A 2010 study published in Lancet Oncology, based on research conducted at University Hospitals in Cleveland, reviewed five studies involving 68,402 patients. The research revealed that, when compared to people not treated with an ARB, individuals taking an ARB experienced an 11 percent increased risk of new cancer overall, and a 25 percent increased risk of new lung cancer.
Although the FDA approved the drugs, indicating that its analysis did not find an increase in cancer risks, Dr. Marciniak did not agree. The FDA conducted a meta-analysis, which means it combined a number of studies so that it could review more patients and increase statistical power. This method was used to locate potential ARB side effects; however, if the original studies contain flaws, then the meta-analysis would compound those flaws. Dr.
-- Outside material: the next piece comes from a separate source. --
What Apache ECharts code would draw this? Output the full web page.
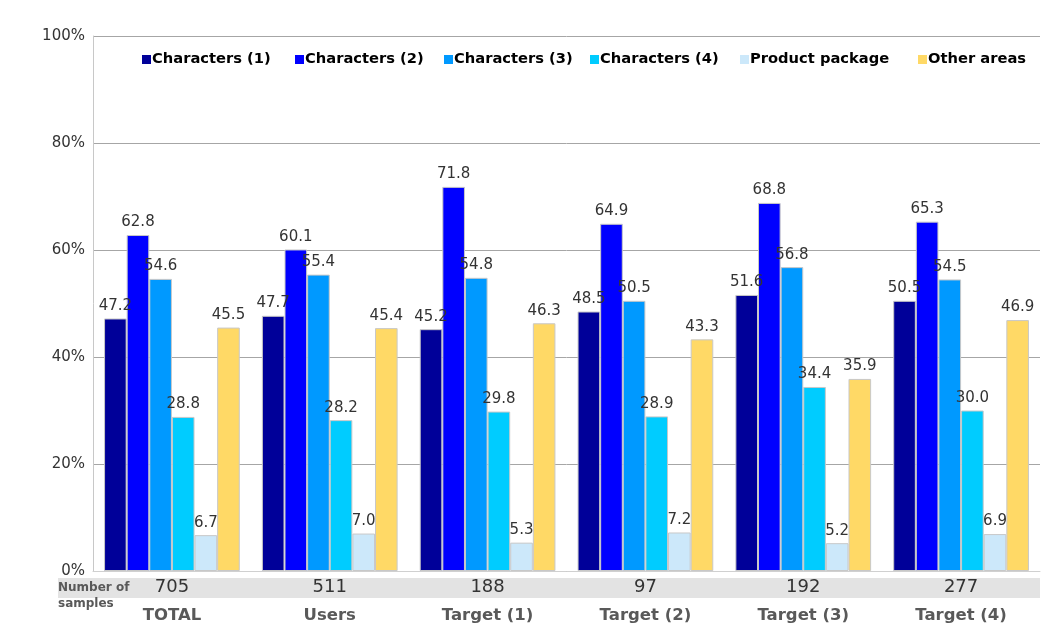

Marciniak also warned others at the FDA that utilizing results tabulated by companies would likely lead to unreliable results, writing, “Garbage in, garbage out.” Dr. Marciniak also wrote, in an internal analysis that The Wall Street Journal viewed, that the FDA meta-analysis did not take into account cases of “lung carcinomas,” as lung cancers, which they, in fact, are.
Dr. Marciniak, following the FDA’s dismissal of ARB cancer concerns, went through the raw data on the drug studies, by patient. By March 2013, he found a 24 percent increase in cancer in ARB patients, which he concluded was statistically significant. In fact, in 10 of the 11 studies he reviewed, he found that there were more lung cancer cases in ARB-treated patients than in patients not taking the drugs. “The FDA needs to inform patients and physicians about the ARB lung-cancer risks. The FDA must act now,” he wrote in a memo to senior FDA officials, The Wall Street Journal reported. The FDA disagreed; however, others agree. “I have no doubt that ARBs increase cancer risk,” Dr. Sipahi, an author of the 2010 study, told The Wall Street Journal. Renowned Cleveland Clinic cardiologist Steven Nissen, also said that the FDA “has a huge advantage over academic researchers, of having access to patient-level data” that it hasn’t fully reviewed. “Until I see such a rigorous analysis, I remain concerned about the ARB cancer problems.”
Although Dr. Marciniak’s analysis did not include trial data on all ARB drugs, including Benicar, he did conclude “that the increased incidence of lung cancers with ARB use is likely a class effect of ARBs” and that it would be “inappropriate” to classify specific ARBs as being safe because of the “lack of adequate studies.”